CCC 166* Faith is a personal act *- the free response of the human person to the initiative of God who reveals himself.

To say “faith is grace” seems to omit the human act which is absolutely essential to understanding our role in our salvation.


#13

Saying “Faith is grace” is like saying “A leaf is a tree”.

Faith is one of the graces but it is not grace itself.

-Tim-


#14

If it’s one of the graces, doesn’t that make it grace?


#15

St. Therese of Liseieux said:

“No doubt, it is a grace to receive the sacraments. When God does not permit it, it is good too! Everything is grace! When I shall have arrived at port, I will teach you how to travel…on the stormy sea of the world: with surrender and the love of a child who knows his Father loves him and cannot leave him alone in the hour of danger…The way of simple love and confidence is really made for you.”

blog.littleflower.org/prayers/prayer/nine-day-novena/st-therese-novena-day-four-everything-is-grace/

I am no expert on St. Therese of Lisieux. But I’m wondering why she said, “Everything is grace.”


#16

It makes it a grace, not grace itself.

Faith is also a human act. Grace is an action of the Holy Spirit entirely.
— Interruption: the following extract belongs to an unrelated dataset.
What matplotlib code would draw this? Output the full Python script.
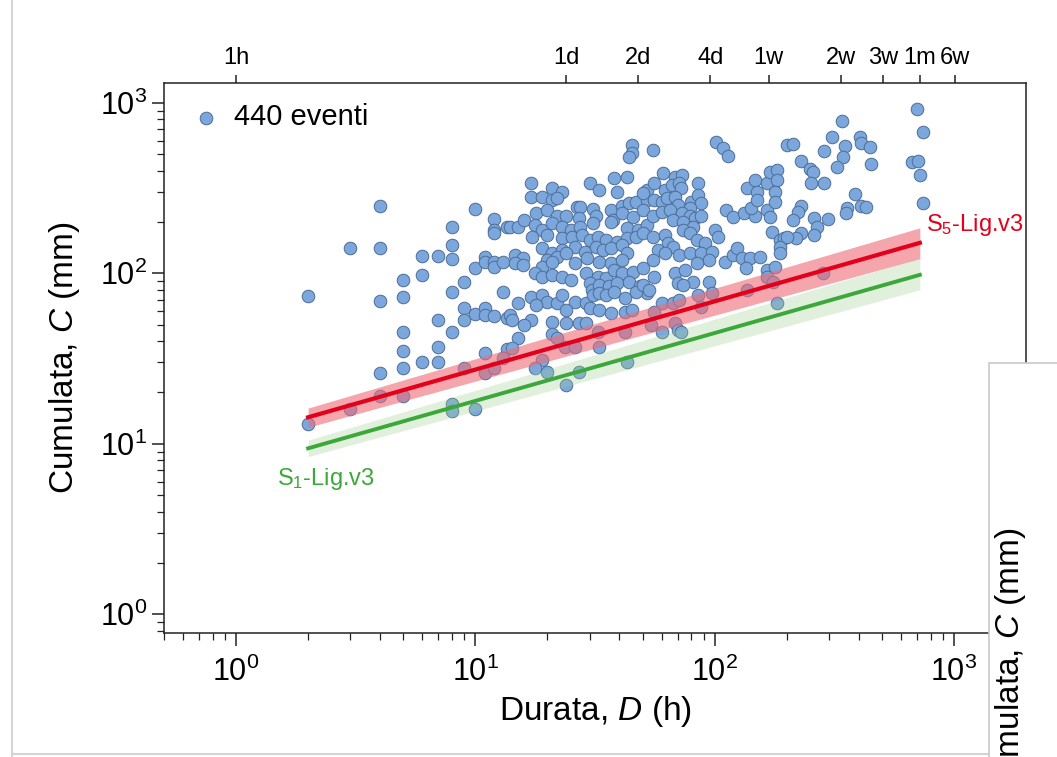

This is how people can use the phrase, “Faith moved by grace.” God acts first. The Holy Spirit gives us grace itself, to which we respond with faith, hope and charity.

Faith is trust. God’s grace equips us to respond by trusting him. Faith is one of man’s responses to God’s gift of grace.

-Tim-


#17

What is the difference between “a grace” and grace?"


#18

I wish I could explain it better. :o

Grace is entirely an action of God. The graces of faith, hope and love are actions of man when he cooperates with God’s grace.

-Tim-


#19

Faith is a virtue rthat only comes by grace.


#20

So “grace” has nothing to do any action of ours and “a grace” is dependent on the grace that comes from God but is intertwined with our own actions, which are also dependent on the grace that comes from God?

That makes sense (I think) but I wonder if using a completely different word would be less confusing instead of using the same word preceded by an article.